(Record excerpts):
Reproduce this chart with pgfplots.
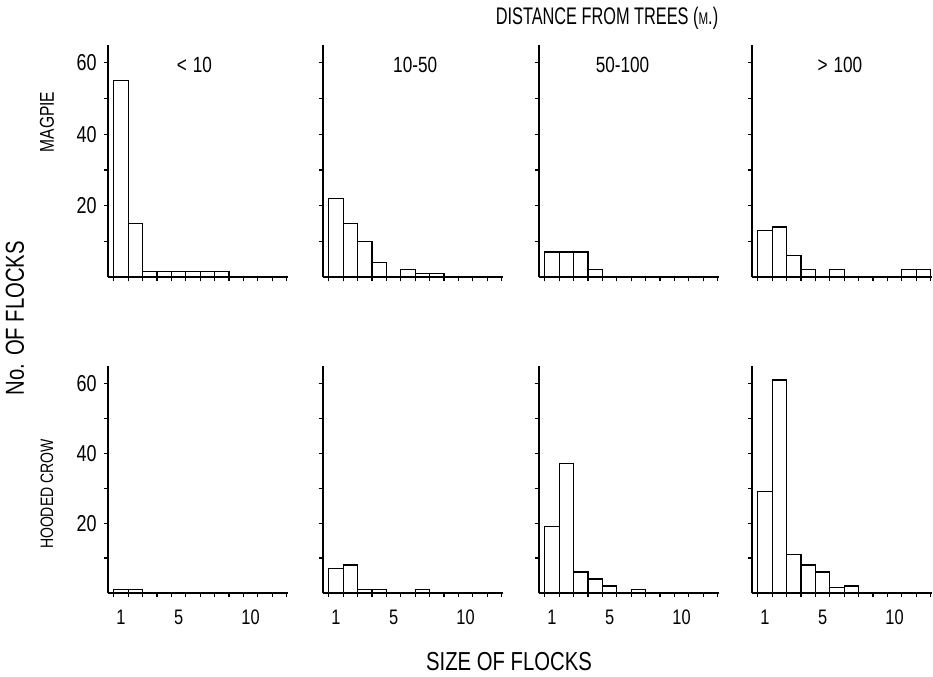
\documentclass[border=0pt]{standalone}
\usepackage{fontspec}
\setmainfont{Liberation Sans}[FakeStretch=0.78]
\newfontfamily\narrowfont{Liberation Sans}[FakeStretch=0.68]
\usepackage{pgfplots}
\pgfplotsset{compat=1.18}

\pgfplotsset{
  panel/.style={
    scale only axis, width=90pt, anchor=south west,
    xmin=0.1, xmax=12.6, ymin=0, ymax=65,
    axis x line=bottom, axis y line=left,
    axis line style={-, line width=0.6pt},
    tick align=outside, major tick length=2.2pt,
    tick style={black, line width=0.6pt},
    xtick={0.5,1.5,...,12.5}, xticklabels={},
    ytick={10,20,...,60}, yticklabels={},
    y tick label style={font=\fontsize{11.5}{11.5}\selectfont},
    /pgf/number format/assume math mode=true,
    clip=false,
  },
  toprow/.style={panel, height=116pt},
  botrow/.style={panel, height=113.5pt,
    extra x ticks={1,5,10}, extra x tick labels={1,5,10},
    extra x tick style={major tick length=0pt,
      tick label style={font=\fontsize{10.5}{10.5}\selectfont, yshift=-5pt}},
  },
  leftcol/.style={yticklabels={,20,,40,,60}},
  hist/.style={ybar, bar width=1, draw=black, fill=none, line width=0.6pt},
}

\begin{document}
\begin{tikzpicture}
\path[use as bounding box] (0,0) rectangle (466.5pt,338pt);

% ---- magpie, top row ----
\begin{axis}[toprow, leftcol, at={(54pt,199.5pt)}]
\addplot[hist] coordinates {(1,55)(2,15)(3,1.5)(4,1.5)(5,1.5)(6,1.5)(7,1.5)(8,1.5)};
\node[font=\fontsize{11}{11}\selectfont] at (axis cs:6.1,59.5) {<\hspace{3pt}10};
\end{axis}

\begin{axis}[toprow, at={(161.5pt,199.5pt)}]
\addplot[hist] coordinates {(1,22)(2,15)(3,10)(4,4)(6,2)(7,1)(8,1)};
\node[font=\fontsize{11}{11}\selectfont] at (axis cs:6.5,59.5) {10-50};
\end{axis}

\begin{axis}[toprow, at={(269.5pt,199.5pt)}]
\addplot[hist] coordinates {(1,7)(2,7)(3,7)(4,2)};
\node[font=\fontsize{11}{11}\selectfont] at (axis cs:5.9,59.5) {50-100};
\end{axis}

\begin{axis}[toprow, at={(376pt,199.5pt)}]
\addplot[hist] coordinates {(1,13)(2,14)(3,6)(4,2)(6,2)(11,2)(12,2)};
\node[font=\fontsize{11}{11}\selectfont] at (axis cs:6.2,59.5) {>\hspace{3pt}100};
\end{axis}

% ---- hooded crow, bottom row ----
\begin{axis}[botrow, leftcol, at={(54pt,41.5pt)}]
\addplot[hist] coordinates {(1,1)(2,1)};
\end{axis}

\begin{axis}[botrow, at={(161.5pt,41.5pt)}]
\addplot[hist] coordinates {(1,7)(2,8)(3,1)(4,1)(7,1)};
\end{axis}

\begin{axis}[botrow, at={(269.5pt,41.5pt)}]
\addplot[hist] coordinates {(1,19)(2,37)(3,6)(4,4)(5,2)(7,1)};
\end{axis}

\begin{axis}[botrow, at={(376pt,41.5pt)}]
\addplot[hist] coordinates {(1,29)(2,61)(3,11)(4,8)(5,6)(6,1.5)(7,2)};
\end{axis}

% ---- labels ----
\node[font=\narrowfont\fontsize{12}{12}\selectfont] at (303.5pt,329pt)
  {DISTANCE FROM TREES ({\fontsize{8.5}{8.5}\selectfont M}.)};
\node[font=\fontsize{13}{13}\selectfont] at (254.5pt,7pt) {SIZE OF FLOCKS};
\node[font=\fontsize{13}{13}\selectfont, rotate=90] at (7.5pt,179pt) {No. OF FLOCKS};
\node[font=\fontsize{10}{10}\selectfont, rotate=90] at (23.5pt,277pt) {MAGPIE};
\node[font=\fontsize{9}{9}\selectfont, rotate=90] at (23.5pt,91pt) {HOODED CROW};
\end{tikzpicture}
\end{document}
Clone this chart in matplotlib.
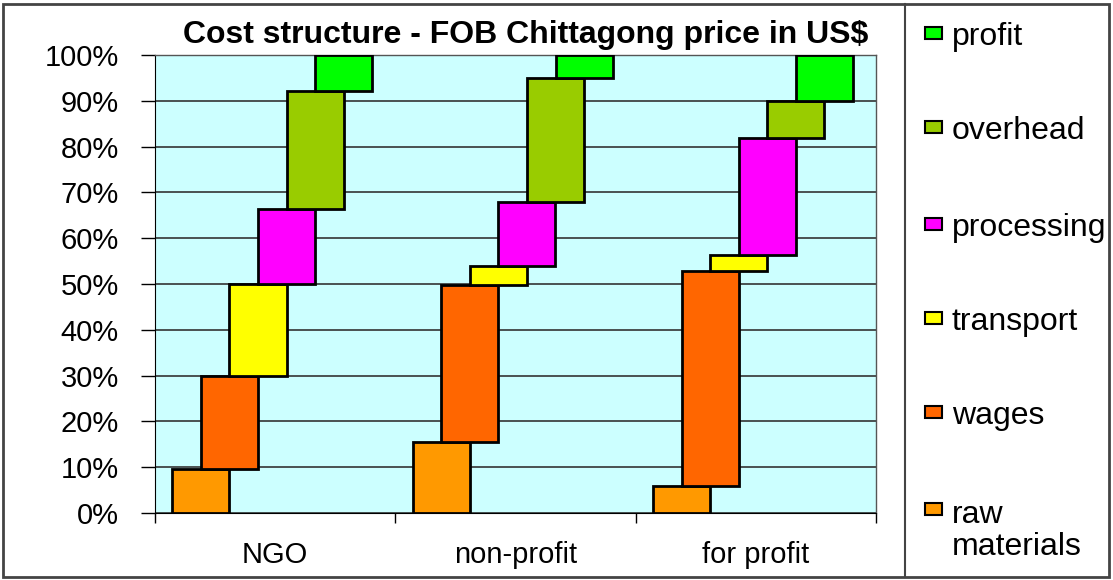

(Exercise objective): Gather each line in the data that holds the string "this".

(Exercise output):
Reproduce this chart with pgfplots.
Clone this chart in matplotlib.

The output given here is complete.